Mechanobiology of Chronic Liver Disease:

Liver cirrhosis, the end-stage of advanced chronic liver disease (ACLD), is a leading cause of adult mortality in Europe. ACLD progression involves pro-fibrogenic changes in liver sinusoidal endothelial cells (LSECs) and hepatic stellate cells (HSCs), leading to increased vascular resistance and extracellular matrix deposition. This project investigates the mechanistic link between extracellular matrix stiffness, intercellular communication, and nuclear tension in liver fibrosis. We employ genetically modified mouse models to dissect cellular crosstalk mediated by the endothelial CCL22-CCR4 axis under conditions of increased mechanical forces. Using conditional knockout and reporter mice, we modulate signaling between endothelial cells, immune cells, and HSCs to identify how mechanical cues—including matrix stiffness and sinusoidal pressure—drive fibrogenic responses. This work examines nuclear mechanoprotective mechanisms remodeling in both 2D and 3D culture systems, complemented by in vivo validation in MASH and fibrosis models. The study aims to uncover novel therapeutic targets by elucidating how liver stiffness perpetuates hepatic fibrosis through mechanotransduction pathways.

Exploring Novel Therapeutic Strategies for Liver Cirrhosis and Portal Hypertension:

Chronic liver disease (CLD) is responsible for over 2 million deaths worldwide annually, yet no approved disease-modifying therapies exist. Carvedilol, a non-selective beta-blocker, reduces portal pressure in cirrhotic patients by decreasing splanchnic blood flow, but its intrahepatic mechanisms remain poorly understood.

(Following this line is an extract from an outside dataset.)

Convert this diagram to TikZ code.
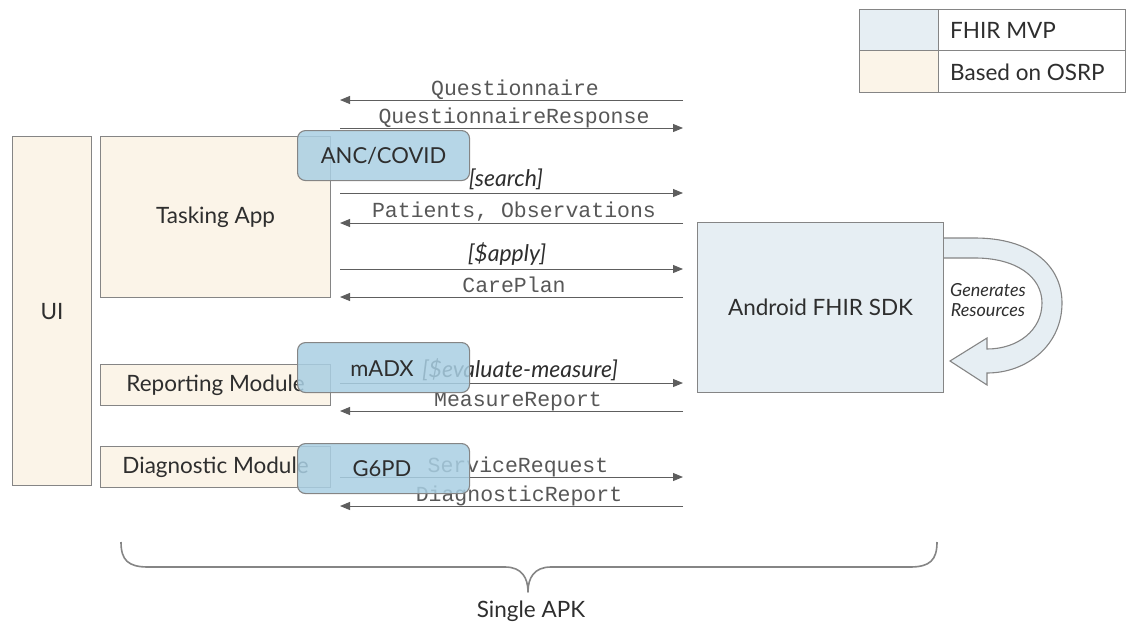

Our project investigates whether carvedilol improves the hepatic microenvironment by enhancing LSEC function and reducing HSC activation. Using rodent models of cirrhosis and portal hypertension, we assess cellular and molecular endpoints through omics and imaging technologies to characterize carvedilol's effects beyond hemodynamic modulation.

In parallel, we explore nanotechnology-based therapies for liver fibrosis. Silymarin (SMR), an antifibrotic compound with promising effects, suffers from limited bioavailability. In collaboration with Prof. Paola Luciani's group, we combine phospholipids with SMR to enhance hepatic uptake and evaluate the antifibrotic effects of nanodrug formulations—such as polyenylphosphatidylcholine (PPC) combined with SMR—in advanced CLD models. This work aims to develop targeted delivery systems that maximize therapeutic efficacy while minimizing systemic exposure.

Epigenetic Changes in Liver Fibrosis:

Traditional in vitro platforms inadequately recapitulate the complex pathophysiological conditions of liver fibrosis in vivo, limiting therapeutic development. This project investigates chromatin remodeling in liver cells across in vitro and in vivo settings to identify epigenetic mechanisms underlying fibrosis. By profiling histone modifications, DNA methylation, and chromatin accessibility in LSECs, HSCs, and hepatocytes, we aim to uncover upstream regulatory events that influence disease progression. Using advanced 2D and 3D culture systems alongside murine fibrosis models, we characterize how mechanical forces and matrix stiffness alter the epigenetic landscape. This research provides fundamental insights into epigenetic regulation of endothelial dysfunction and fibrogenesis, informing the design of epigenetic therapies for CLD.

Mechanisms of Fibrosis Regression in Cirrhosis:

Liver cirrhosis can lead to severe complications, liver transplantation, and death. Clinical evidence supports reversibility of cirrhosis upon removal of the underlying injury, yet the mechanisms of fibrosis regression remain underexplored. Signaling pathways including Hippo, Hedgehog, Notch, and Wnt have been linked to fibrosis, and modulating their activity may promote regression. However, these pathways have not been systematically tested in regression models, and reliable biomarkers to predict therapeutic response are lacking. This project aims to elucidate the molecular mechanisms underlying fibrosis regression in ACLD and cirrhosis using genetic and pharmacological approaches in rodent models. We employ lineage tracing, single-cell RNA sequencing, and functional assays to identify HSC deactivation pathways and characterize changes in the cellular and extracellular microenvironment during regression. Understanding the role of novel pathways in fibrosis resolution could lead to targeted therapies that accelerate recovery, reducing mortality, transplantation needs, and the medical and economic burden of CLD.